The Wind, the Snow, and the Countdown

The wind howls across the bay tonight, rattling my old windows and bending the trees that surround my Fidalgo island home. It’s the kind of weather that shakes you to your core—not just physically, but emotionally, spiritually. I sit at my desk, with a steaming cup of coffee, my dog, Sherlock, at my feet, and I write.

Private investigator Neil Ames, my fictional companion, is pacing the cold streets of a winter-locked port city, his breath fogging the air as he pieces together the clues of another case. Snow, pristine and silent, blankets the crime scene. The words of Agatha Christie echo in my mind: “There is something about snow that makes a murder infinitely more chilling.” But this is the Pacific Northwest and the crimson splash of blood and the indelible stain of betrayal will soon be washed away by the slushing rain.

She’s right, of course. Snow is unforgiving. It erases some traces and highlights others. It hides and reveals, just like the human heart. As I guide Neil through his investigation, I find myself reflecting on my own life.
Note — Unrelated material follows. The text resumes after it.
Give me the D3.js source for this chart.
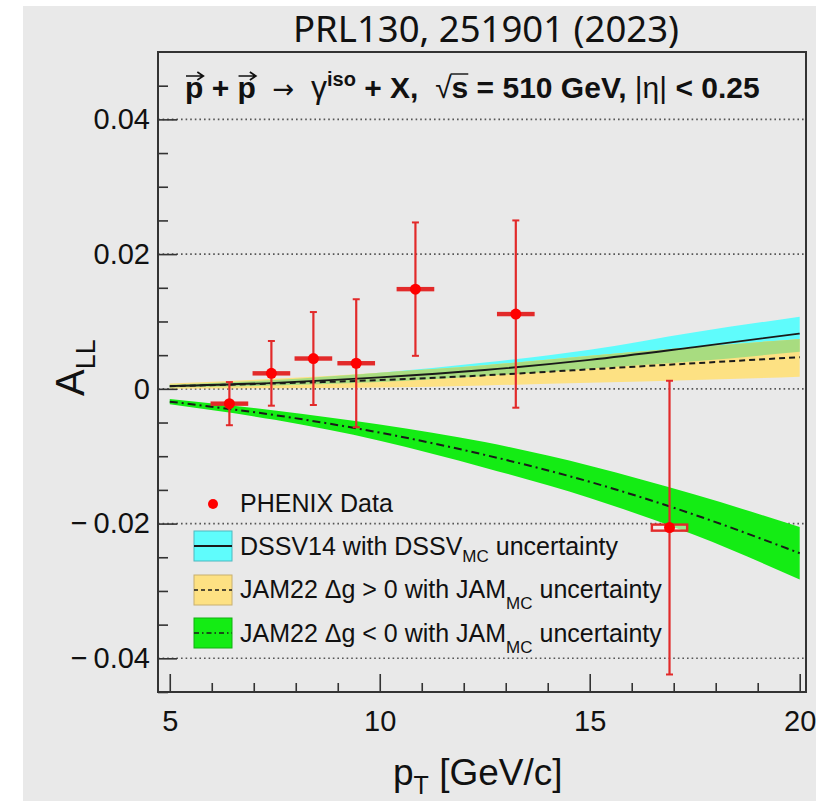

If the average life span is 80 years, I have 520 weeks left. 520 weeks to create, to write, to live a life worthy of the stories I weave for Neil. The countdown isn’t a morbid fixation—it’s a reminder, a motivator. Time is precious, and it slips through our fingers like the snow that melts too quickly in the palm of your hand.

As the wind shakes the house again, I realize I’m grateful for its insistence. It reminds me that the world moves on whether I’m ready or not. My job, as a writer and as a woman who refuses to let age dictate her story, is to push forward.

And so I write. The wind outside mirrors the storm in my mind—a whirlwind of ideas, fears, and dreams. Neil has a mystery to solve, and I have a life to live.